Britney's 'Circus' Tour Lives Up To Its Name
Following on the high heels of her TMI gyno gaffe, Britney Spears confused her audience at her Circus show on Tuesday by wishing them a Merry Christmas. Of course, it might have been the pop star's little insider joke after the lovely $2.7 million she gifted to her lawyers in legal fees for the first 11 months of her conservatorship. But papa Jamie Spears might had to hide Brit's hair clippers, just to be on the safe side.
*Disneyland is not quite the happiest place on
earth for Joe Jonas at the moment. First, he was caught imitating Miley Cyrus' "Asian face" and now
girlfriend Camilla Belle may be stepping out with a hot tennis player.
Powerful pecs trump purity rings every time, bro. Somewhere, Taylor
Swift is laughing.
*Ashlee Simpson might be looking to take up permanent residence at Melrose Place. Page Six reports that trouble is
brewing in the other Simpson sis and Pete Wentz's
marriage. And here we thought a pregnacy-fueled rush to the altar and Pete's
frat boy antics would bring the couple closer together. But here's hoping all the rumors are just that for their baby's sake. The
kid's going to have hard enough time being named Bronx Mowgli without
coming from a broken home too.
*Lindsay Lohan told E! News that reports about her all-out brawling relationship with Sam Ronson are "garbage." She adds, "I don't
drink, I don't do drugs, and I don't lie." Bravo, Linds! We totally
don't understand why she's not getting acting gigs. Saying all of that
with a completely straight face is truly Oscar-worthy. And that porn-y sounding commercial, we're ferklumpt. Words just can not describe how
moved we were by that performance, except . . . You. Go. Girl. Right. Back. To. Rehab.
*It must have been Take Your Dad To Your Stripping Gig" day last week
when Hulk Hogan claimed front row seats at his daughter Brooke Hogan's pole-dancing performance. "Of
course I was there," Hulk told Life & Style Weekly.

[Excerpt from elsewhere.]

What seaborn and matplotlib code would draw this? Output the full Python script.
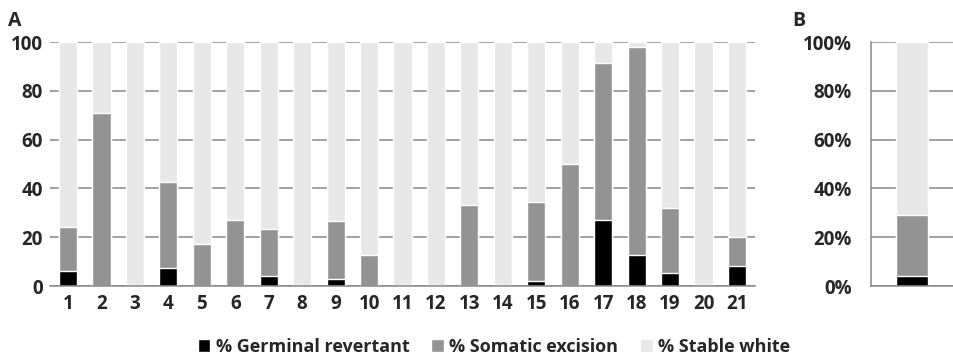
import matplotlib
matplotlib.use("Agg")
from matplotlib import pyplot as plt
import pandas as pd
import seaborn as sns
import numpy as np

# Data (percent per line)
lines = [str(i) for i in range(1, 22)]
germinal = [6.0, 0, 0, 7.3, 0, 0, 4.0, 0, 2.7, 0, 0, 0, 0, 0, 2.0, 0,
            27.1, 12.7, 5.2, 0, 8.3]
somatic = [18.0, 70.7, 0, 35.4, 17.1, 27.1, 19.3, 0, 23.8, 12.7, 0, 0,
           33.4, 0, 32.6, 50.2, 64.3, 85.4, 26.9, 0, 11.7]
stable = [100 - g - s for g, s in zip(germinal, somatic)]

# panel B: pooled proportions
pooled_germinal = [4.0]
pooled_somatic = [24.9]
pooled_stable = [100 - pooled_germinal[0] - pooled_somatic[0]]

series_names = ["% Germinal revertant", "% Somatic excision", "% Stable white"]
colors = ["#000000", "#939393", "#e8e8e8"]
grid_col = "#878787"

sns.set_style("white")
plt.rcParams["font.family"] = ["Open Sans", "DejaVu Sans"]
plt.rcParams["font.weight"] = "bold"


def stacked(ax, cats, g, s, w, width):
    # cumulative tops, drawn from the highest layer down
    df = pd.DataFrame({"cat": cats, "g": g, "s": s, "w": w})
    df["top_s"] = df["g"] + df["s"]
    df["top_w"] = df["top_s"] + df["w"]
    for col, c, lab in zip(["top_w", "top_s", "g"], colors[::-1],
                           series_names[::-1]):
        sns.barplot(data=df, x="cat", y=col, color=c, width=width,
                    saturation=1, ax=ax, label=lab, zorder=2)
    handles, labels = ax.get_legend_handles_labels()
    if ax.get_legend() is not None:
        ax.get_legend().remove()
    ax.set(xlabel=None, ylabel=None, ylim=(0, 100))
    ax.set_yticks(np.arange(0, 101, 20))
    ax.set_axisbelow(True)
    ax.grid(axis="y", color=grid_col, linewidth=1.1)
    ax.grid(axis="x", visible=False)
    for sp in ["top", "right", "left"]:
        ax.spines[sp].set_visible(False)
    ax.spines["bottom"].set_color(grid_col)
    ax.spines["bottom"].set_linewidth(1.1)
    ax.spines["bottom"].set_zorder(3)
    return handles, labels


fig = plt.figure(figsize=(9.54, 3.62), dpi=100)
ax_a = fig.add_axes([50 / 954, 76 / 362, 705 / 954, 244 / 362])
ax_b = fig.add_axes([871 / 954, 76 / 362, 82 / 954, 244 / 362])

handles, labels = stacked(ax_a, lines, germinal, somatic, stable, 0.54)
ax_a.set_xlim(-0.54, 20.54)
ax_a.tick_params(axis="both", length=0, labelsize=13.5)
ax_a.tick_params(axis="y", pad=5)
ax_a.tick_params(axis="x", pad=6)

stacked(ax_b, [""], pooled_germinal, pooled_somatic, pooled_stable, 0.5)
ax_b.set_xlim(-0.646, 0.651)
ax_b.set_xticks([])
ax_b.spines["left"].set_visible(True)
ax_b.spines["left"].set_color(grid_col)
ax_b.spines["left"].set_linewidth(1.1)
ax_b.set_yticklabels([f"{v}%" for v in range(0, 101, 20)])
ax_b.tick_params(axis="y", length=6, width=1.1, color=grid_col,
                 labelsize=13.5, pad=8)

fig.text(8 / 954, 1 - 21 / 362, "A", fontsize=14, fontweight="bold",
         va="center", ha="left")
fig.text(792 / 954, 1 - 21 / 362, "B", fontsize=14, fontweight="bold",
         va="center", ha="left")

order = [labels.index(n) for n in series_names]
fig.legend([handles[i] for i in order], [labels[i] for i in order],
           loc="center", bbox_to_anchor=(494 / 954, 1 - 347 / 362),
           ncol=3, frameon=False, fontsize=13, handlelength=0.7,
           handleheight=0.7, handletextpad=0.3, columnspacing=1.2,
           borderaxespad=0)

fig.savefig("out.png", dpi=100)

"I'd watch my daughter perform no matter what she does." Totally
understandable, Hulk. Every parent wants to be on hand to witness the
special moment's in their daughters' life . . . first steps, first words, first
pole dance. Hopefully he brought his video camera to tape footage for the
grandparents.
*Zac Efron likes getting down and dirty in pics, but according to noses who
know, Twilight star Robert Pattinson smells like he has been communing with
nature in an up close and "what is thing you call soap?" kind of way.
He stinks. I mean, it's awful. He never showers, and it drives people on the
set crazy, dishes someone who wants to remain nameless but who reportedly
toils in very close quarters with the Pattz Man. Maybe his funk is just better than
garlic to keep the lusty ladies down to a manageable number.
*Jennifer Love Hewitt-enthusiast Jamie Kennedy goes the Full Monty in his new movie.
Uh, that may be more of Jamie Kennedy than America
and Canada
is quite ready to experience. For his sake, we hope his package is more
impressive than his comic act or we'll really have something to laugh at.
*Beyonce, like Katie Holmes, could said to be "valiantly"
boosting New York's
economy by buying diamond-encrusted undergarments. Seriously. When Beyonce
visited Patricia Field's Bowery boutique recently she spent $11,000 in
20 minutes, according to Page Six. Perhaps her flashiest purchase was a black,
diamond studded bra. This must be want they mean by having more money
than
sense. Guess she's just too boobilicious.